Exercise task:
The material below includes pictures; leave them out and return only the lines between the line containing "Output the Python" and the line containing "elinewidth=2.2, capsize=0)", inclusive, word for word.

Records provided:
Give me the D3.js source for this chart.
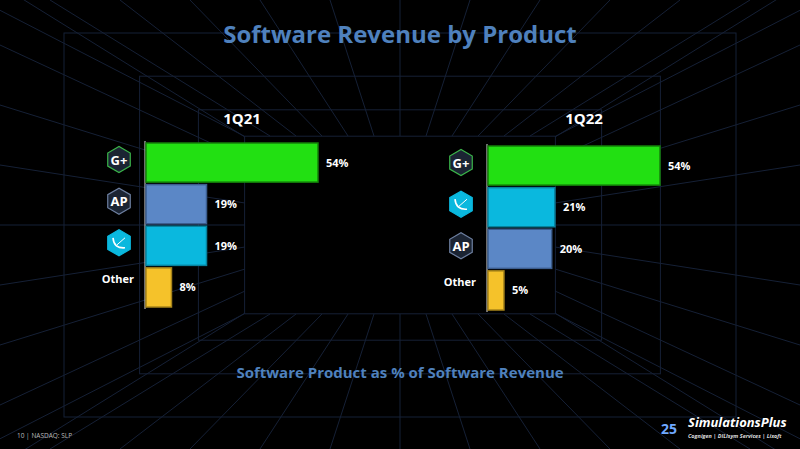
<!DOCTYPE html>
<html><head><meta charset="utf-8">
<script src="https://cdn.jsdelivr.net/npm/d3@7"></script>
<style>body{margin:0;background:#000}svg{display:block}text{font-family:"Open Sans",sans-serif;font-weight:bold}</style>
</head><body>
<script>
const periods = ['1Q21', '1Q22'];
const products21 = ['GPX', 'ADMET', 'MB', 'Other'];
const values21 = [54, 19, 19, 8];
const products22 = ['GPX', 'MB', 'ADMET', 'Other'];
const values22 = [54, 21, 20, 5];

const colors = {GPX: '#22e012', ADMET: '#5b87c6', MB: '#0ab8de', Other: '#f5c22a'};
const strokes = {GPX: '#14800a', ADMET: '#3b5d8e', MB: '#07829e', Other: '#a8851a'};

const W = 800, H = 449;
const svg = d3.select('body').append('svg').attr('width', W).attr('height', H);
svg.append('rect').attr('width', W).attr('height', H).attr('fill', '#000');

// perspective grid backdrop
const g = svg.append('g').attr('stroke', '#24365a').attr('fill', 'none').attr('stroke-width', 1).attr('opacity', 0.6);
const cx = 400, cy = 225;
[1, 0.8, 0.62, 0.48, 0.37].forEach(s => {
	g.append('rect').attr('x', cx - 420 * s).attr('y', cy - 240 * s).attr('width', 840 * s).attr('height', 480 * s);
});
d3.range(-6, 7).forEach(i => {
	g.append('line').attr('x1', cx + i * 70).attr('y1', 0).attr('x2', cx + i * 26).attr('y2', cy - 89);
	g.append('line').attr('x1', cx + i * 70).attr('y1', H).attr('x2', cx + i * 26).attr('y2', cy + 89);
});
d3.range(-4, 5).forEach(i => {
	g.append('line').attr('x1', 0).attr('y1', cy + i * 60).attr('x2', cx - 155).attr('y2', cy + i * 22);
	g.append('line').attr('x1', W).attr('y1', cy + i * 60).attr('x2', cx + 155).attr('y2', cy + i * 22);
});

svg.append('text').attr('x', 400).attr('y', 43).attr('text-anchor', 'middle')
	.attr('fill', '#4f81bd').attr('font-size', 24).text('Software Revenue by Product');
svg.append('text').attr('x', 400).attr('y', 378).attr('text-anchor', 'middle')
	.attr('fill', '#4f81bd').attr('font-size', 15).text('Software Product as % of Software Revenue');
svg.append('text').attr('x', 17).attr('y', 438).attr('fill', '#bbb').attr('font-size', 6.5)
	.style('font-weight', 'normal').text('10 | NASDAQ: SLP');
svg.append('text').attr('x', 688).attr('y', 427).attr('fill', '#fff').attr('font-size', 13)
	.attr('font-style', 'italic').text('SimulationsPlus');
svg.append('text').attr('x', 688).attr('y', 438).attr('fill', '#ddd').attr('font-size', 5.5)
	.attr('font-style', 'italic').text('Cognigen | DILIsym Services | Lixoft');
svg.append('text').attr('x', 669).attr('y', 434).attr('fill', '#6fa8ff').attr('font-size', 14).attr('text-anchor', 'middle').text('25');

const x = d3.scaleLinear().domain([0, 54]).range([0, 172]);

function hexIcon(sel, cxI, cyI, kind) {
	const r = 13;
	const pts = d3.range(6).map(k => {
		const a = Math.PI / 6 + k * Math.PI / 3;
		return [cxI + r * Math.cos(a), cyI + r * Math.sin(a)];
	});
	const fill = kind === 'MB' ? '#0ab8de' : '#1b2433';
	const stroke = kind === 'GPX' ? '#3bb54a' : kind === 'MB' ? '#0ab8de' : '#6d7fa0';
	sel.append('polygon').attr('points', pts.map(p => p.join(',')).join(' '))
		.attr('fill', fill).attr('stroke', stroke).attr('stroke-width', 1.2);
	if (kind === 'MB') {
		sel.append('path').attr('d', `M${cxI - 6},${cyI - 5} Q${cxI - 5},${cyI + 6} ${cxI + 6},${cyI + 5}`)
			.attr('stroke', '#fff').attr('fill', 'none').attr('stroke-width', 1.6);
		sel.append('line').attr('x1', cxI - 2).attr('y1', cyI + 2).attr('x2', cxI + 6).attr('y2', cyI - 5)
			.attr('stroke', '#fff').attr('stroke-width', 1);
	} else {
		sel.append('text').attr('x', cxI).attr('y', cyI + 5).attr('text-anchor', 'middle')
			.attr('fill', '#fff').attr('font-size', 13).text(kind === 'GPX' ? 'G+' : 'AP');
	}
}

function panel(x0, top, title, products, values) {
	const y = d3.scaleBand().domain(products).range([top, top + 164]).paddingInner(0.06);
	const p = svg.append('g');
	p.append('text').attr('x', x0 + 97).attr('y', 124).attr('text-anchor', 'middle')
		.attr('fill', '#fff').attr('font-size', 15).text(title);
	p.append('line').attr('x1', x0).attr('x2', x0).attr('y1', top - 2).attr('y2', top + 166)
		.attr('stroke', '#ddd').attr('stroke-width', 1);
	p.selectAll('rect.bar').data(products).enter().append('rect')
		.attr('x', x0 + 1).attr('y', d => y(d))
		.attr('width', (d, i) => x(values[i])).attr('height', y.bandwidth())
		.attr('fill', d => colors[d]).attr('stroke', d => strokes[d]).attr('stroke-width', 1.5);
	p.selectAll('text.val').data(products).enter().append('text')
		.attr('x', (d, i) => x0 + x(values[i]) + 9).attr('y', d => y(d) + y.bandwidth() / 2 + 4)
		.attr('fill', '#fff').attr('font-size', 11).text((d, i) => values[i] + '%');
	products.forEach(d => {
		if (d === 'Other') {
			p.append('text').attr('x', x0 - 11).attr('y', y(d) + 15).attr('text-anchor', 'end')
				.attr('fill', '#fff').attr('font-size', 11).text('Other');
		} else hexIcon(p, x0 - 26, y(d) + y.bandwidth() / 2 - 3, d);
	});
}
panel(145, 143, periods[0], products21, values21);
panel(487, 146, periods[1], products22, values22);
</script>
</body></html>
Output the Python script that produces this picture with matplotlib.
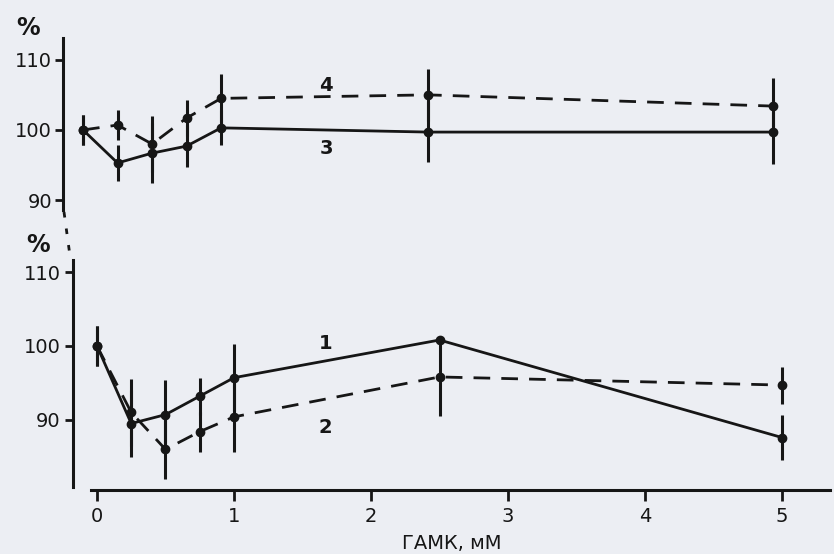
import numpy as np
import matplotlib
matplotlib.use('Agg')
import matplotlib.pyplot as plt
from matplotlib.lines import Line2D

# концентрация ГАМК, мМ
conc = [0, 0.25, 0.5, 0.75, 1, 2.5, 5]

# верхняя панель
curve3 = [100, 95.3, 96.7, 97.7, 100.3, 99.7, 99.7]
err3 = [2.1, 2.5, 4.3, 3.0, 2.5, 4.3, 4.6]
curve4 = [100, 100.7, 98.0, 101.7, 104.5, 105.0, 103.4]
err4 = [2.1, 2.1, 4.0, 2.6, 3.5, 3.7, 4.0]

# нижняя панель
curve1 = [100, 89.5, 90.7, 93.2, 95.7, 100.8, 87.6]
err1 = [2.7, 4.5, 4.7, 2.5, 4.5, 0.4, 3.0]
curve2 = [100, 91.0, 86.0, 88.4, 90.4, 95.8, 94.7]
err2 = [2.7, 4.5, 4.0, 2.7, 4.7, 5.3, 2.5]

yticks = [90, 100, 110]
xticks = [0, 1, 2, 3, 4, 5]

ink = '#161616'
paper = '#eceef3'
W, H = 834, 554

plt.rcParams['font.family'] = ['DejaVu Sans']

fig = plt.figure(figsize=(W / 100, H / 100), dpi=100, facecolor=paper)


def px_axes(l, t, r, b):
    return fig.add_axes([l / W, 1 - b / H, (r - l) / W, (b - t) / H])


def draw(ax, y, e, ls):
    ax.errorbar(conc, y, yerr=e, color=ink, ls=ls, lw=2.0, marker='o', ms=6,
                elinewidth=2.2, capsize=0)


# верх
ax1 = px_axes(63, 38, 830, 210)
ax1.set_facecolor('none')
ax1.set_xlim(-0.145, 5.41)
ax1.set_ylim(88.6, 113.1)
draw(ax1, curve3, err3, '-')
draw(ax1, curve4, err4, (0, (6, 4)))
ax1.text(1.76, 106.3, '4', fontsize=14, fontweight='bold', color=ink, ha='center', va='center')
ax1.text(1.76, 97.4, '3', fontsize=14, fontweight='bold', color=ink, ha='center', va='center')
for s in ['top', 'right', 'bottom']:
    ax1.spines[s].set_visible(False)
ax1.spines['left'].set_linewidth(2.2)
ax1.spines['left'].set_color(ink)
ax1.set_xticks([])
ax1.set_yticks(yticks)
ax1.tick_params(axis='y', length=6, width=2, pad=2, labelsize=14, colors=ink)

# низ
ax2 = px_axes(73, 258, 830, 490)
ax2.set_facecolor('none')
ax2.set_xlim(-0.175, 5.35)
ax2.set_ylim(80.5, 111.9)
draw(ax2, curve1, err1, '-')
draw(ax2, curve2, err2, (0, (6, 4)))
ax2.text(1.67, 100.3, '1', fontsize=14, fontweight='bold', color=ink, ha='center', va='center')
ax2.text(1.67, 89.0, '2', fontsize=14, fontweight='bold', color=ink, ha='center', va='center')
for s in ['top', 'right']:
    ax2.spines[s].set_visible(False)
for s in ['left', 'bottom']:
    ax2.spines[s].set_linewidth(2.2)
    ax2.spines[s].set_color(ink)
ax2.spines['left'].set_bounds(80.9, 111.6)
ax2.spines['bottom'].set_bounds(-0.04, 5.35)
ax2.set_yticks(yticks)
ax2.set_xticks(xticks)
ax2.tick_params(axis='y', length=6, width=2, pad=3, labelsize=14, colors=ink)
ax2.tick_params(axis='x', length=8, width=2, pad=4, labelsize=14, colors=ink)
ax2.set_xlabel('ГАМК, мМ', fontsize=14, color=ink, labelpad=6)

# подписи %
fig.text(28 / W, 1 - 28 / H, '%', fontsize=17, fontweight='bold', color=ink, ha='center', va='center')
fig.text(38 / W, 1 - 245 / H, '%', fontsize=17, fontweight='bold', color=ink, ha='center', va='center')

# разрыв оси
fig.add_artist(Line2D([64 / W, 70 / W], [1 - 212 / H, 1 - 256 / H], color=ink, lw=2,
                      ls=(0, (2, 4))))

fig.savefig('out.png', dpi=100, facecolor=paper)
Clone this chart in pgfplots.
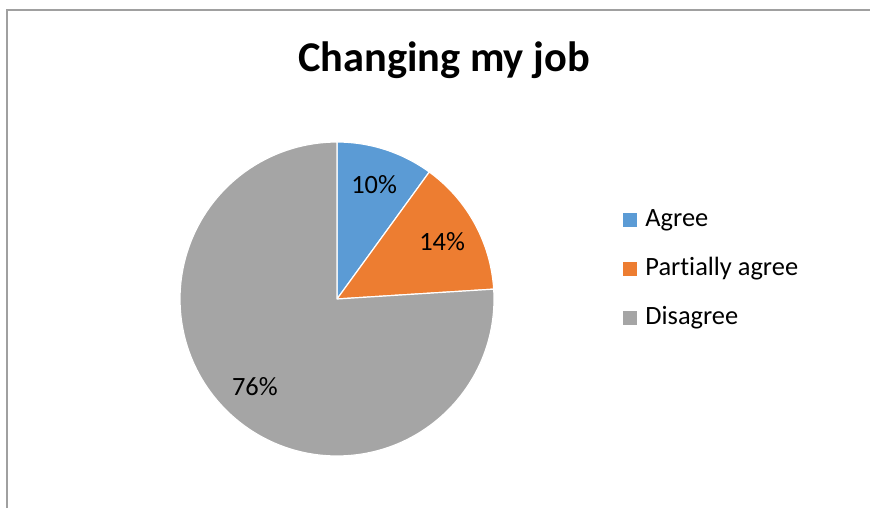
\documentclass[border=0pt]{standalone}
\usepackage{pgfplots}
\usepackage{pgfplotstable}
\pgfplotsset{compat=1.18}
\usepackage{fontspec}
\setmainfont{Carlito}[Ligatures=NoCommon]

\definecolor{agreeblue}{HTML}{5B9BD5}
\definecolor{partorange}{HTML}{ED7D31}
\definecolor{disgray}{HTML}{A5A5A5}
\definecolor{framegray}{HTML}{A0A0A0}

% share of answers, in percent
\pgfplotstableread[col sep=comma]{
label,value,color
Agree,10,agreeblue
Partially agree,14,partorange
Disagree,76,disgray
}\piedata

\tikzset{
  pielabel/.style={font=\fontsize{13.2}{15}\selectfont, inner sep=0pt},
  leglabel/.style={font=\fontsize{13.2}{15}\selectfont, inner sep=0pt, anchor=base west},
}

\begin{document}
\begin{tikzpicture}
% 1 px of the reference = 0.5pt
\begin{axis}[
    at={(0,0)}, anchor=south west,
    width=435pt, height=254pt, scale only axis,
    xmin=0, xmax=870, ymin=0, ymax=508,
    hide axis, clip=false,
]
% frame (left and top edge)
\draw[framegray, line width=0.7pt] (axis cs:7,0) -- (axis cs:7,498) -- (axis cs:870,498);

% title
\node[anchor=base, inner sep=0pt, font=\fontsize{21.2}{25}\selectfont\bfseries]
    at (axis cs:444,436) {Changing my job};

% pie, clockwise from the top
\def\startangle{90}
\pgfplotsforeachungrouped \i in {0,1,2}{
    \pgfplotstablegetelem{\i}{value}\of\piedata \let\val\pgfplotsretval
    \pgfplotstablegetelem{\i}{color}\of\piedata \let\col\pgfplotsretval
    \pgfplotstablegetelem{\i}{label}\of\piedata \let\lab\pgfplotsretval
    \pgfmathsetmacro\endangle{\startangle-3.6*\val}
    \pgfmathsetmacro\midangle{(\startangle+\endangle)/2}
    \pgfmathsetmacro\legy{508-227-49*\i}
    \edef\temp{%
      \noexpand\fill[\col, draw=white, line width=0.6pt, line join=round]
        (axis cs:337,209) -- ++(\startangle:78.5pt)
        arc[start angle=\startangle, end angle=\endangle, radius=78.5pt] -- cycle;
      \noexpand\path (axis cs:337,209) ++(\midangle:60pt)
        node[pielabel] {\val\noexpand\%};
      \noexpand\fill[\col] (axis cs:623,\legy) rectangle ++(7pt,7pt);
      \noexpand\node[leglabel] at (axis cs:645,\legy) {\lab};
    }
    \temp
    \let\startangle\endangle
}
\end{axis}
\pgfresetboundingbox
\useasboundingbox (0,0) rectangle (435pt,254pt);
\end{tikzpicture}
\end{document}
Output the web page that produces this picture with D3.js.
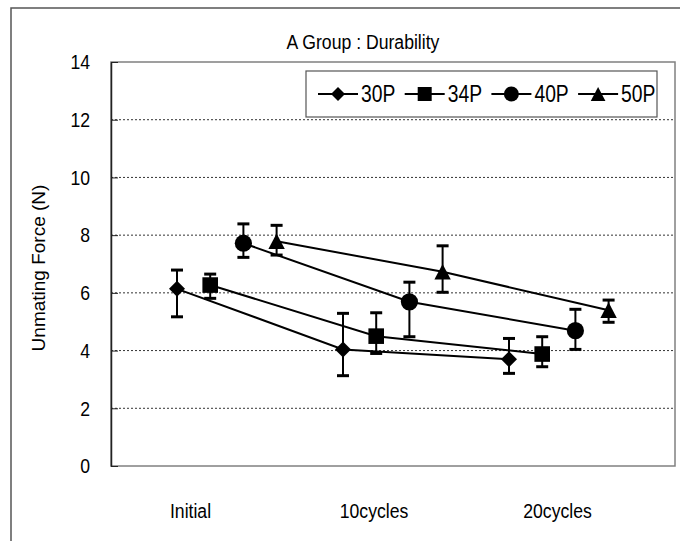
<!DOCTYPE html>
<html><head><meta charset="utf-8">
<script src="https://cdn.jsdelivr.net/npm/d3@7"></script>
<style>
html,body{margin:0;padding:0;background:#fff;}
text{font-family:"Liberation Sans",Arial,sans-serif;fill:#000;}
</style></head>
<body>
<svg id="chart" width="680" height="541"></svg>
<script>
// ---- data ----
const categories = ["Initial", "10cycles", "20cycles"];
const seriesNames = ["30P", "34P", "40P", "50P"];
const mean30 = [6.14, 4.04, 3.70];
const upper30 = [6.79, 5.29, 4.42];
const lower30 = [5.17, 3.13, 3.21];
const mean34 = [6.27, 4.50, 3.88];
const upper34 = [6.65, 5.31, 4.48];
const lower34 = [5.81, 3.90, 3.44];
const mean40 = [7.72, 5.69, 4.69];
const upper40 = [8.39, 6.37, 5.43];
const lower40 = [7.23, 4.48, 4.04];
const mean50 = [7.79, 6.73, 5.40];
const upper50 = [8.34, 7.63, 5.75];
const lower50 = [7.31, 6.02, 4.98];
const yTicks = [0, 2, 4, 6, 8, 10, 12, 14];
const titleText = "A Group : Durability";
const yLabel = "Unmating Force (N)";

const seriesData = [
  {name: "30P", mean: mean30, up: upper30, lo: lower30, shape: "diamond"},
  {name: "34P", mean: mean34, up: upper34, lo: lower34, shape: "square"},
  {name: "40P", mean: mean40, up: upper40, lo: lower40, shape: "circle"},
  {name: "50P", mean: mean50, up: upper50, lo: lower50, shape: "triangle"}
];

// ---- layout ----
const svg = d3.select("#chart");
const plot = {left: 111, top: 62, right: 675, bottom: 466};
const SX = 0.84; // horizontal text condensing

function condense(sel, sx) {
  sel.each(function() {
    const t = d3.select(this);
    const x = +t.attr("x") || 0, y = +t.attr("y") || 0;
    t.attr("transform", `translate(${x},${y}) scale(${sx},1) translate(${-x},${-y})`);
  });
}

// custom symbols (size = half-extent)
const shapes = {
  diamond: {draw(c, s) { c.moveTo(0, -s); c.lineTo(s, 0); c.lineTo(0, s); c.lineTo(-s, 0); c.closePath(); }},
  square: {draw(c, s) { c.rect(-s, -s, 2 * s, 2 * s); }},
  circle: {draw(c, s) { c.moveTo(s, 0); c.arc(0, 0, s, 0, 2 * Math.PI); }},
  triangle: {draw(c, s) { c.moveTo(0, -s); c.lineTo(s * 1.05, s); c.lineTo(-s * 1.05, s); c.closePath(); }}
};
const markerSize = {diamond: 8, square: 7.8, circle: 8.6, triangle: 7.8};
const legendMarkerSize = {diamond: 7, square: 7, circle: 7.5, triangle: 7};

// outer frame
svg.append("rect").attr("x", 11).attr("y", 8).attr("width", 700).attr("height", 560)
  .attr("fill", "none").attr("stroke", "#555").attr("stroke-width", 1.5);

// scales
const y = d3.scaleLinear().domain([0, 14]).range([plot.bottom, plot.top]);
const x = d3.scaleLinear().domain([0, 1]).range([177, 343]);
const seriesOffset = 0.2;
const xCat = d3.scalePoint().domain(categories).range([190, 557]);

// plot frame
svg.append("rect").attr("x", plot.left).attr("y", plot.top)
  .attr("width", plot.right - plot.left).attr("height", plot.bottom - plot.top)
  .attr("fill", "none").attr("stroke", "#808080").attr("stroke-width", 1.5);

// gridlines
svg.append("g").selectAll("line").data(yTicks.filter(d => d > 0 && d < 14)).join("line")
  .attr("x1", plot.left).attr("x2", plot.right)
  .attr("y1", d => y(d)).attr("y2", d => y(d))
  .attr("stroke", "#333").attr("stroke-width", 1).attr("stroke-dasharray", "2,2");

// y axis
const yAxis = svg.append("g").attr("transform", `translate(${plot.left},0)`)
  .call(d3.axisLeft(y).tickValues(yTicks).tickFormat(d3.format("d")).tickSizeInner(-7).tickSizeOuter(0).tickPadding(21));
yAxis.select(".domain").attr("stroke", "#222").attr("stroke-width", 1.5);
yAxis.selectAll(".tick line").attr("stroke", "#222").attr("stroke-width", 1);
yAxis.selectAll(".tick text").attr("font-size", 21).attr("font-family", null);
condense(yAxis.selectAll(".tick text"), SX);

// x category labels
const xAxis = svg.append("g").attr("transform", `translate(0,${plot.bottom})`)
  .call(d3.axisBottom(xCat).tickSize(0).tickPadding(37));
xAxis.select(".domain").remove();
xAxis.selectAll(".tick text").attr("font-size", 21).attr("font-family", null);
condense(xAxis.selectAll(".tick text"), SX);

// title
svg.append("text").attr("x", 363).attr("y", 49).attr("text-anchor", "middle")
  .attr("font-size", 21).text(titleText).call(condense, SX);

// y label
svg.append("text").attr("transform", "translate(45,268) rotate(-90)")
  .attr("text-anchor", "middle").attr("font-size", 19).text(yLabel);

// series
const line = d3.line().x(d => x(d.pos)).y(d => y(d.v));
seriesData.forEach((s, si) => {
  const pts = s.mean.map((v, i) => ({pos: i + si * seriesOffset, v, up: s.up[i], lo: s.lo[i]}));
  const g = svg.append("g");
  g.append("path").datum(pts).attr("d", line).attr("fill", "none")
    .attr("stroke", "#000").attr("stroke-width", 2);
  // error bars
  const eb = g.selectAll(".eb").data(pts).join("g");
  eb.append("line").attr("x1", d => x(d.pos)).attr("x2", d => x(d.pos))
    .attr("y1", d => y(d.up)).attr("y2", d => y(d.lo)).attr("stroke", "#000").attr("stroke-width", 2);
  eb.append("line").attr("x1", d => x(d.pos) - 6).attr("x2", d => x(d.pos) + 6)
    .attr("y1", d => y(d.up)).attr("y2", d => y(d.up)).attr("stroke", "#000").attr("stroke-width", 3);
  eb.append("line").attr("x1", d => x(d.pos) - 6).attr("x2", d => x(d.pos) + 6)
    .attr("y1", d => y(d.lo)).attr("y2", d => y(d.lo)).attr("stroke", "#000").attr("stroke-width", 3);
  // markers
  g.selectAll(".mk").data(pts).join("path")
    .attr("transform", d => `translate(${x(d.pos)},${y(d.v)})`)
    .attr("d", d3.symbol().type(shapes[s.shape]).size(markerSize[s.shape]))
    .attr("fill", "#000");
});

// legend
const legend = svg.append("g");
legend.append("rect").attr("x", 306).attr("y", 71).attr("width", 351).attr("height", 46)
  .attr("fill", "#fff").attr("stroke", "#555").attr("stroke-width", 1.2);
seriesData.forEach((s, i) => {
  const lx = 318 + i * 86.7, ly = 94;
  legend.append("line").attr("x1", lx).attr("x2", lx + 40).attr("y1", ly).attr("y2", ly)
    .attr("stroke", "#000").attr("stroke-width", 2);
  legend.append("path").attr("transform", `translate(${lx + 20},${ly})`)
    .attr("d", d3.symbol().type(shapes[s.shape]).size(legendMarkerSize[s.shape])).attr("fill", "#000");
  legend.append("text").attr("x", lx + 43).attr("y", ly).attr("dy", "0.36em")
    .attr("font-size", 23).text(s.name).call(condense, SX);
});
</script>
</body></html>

Solution:
Output the Python script that produces this picture with matplotlib.
import numpy as np
import matplotlib
matplotlib.use('Agg')
import matplotlib.pyplot as plt
from matplotlib.lines import Line2D

# концентрация ГАМК, мМ
conc = [0, 0.25, 0.5, 0.75, 1, 2.5, 5]

# верхняя панель
curve3 = [100, 95.3, 96.7, 97.7, 100.3, 99.7, 99.7]
err3 = [2.1, 2.5, 4.3, 3.0, 2.5, 4.3, 4.6]
curve4 = [100, 100.7, 98.0, 101.7, 104.5, 105.0, 103.4]
err4 = [2.1, 2.1, 4.0, 2.6, 3.5, 3.7, 4.0]

# нижняя панель
curve1 = [100, 89.5, 90.7, 93.2, 95.7, 100.8, 87.6]
err1 = [2.7, 4.5, 4.7, 2.5, 4.5, 0.4, 3.0]
curve2 = [100, 91.0, 86.0, 88.4, 90.4, 95.8, 94.7]
err2 = [2.7, 4.5, 4.0, 2.7, 4.7, 5.3, 2.5]

yticks = [90, 100, 110]
xticks = [0, 1, 2, 3, 4, 5]

ink = '#161616'
paper = '#eceef3'
W, H = 834, 554

plt.rcParams['font.family'] = ['DejaVu Sans']

fig = plt.figure(figsize=(W / 100, H / 100), dpi=100, facecolor=paper)


def px_axes(l, t, r, b):
    return fig.add_axes([l / W, 1 - b / H, (r - l) / W, (b - t) / H])


def draw(ax, y, e, ls):
    ax.errorbar(conc, y, yerr=e, color=ink, ls=ls, lw=2.0, marker='o', ms=6,
                elinewidth=2.2, capsize=0)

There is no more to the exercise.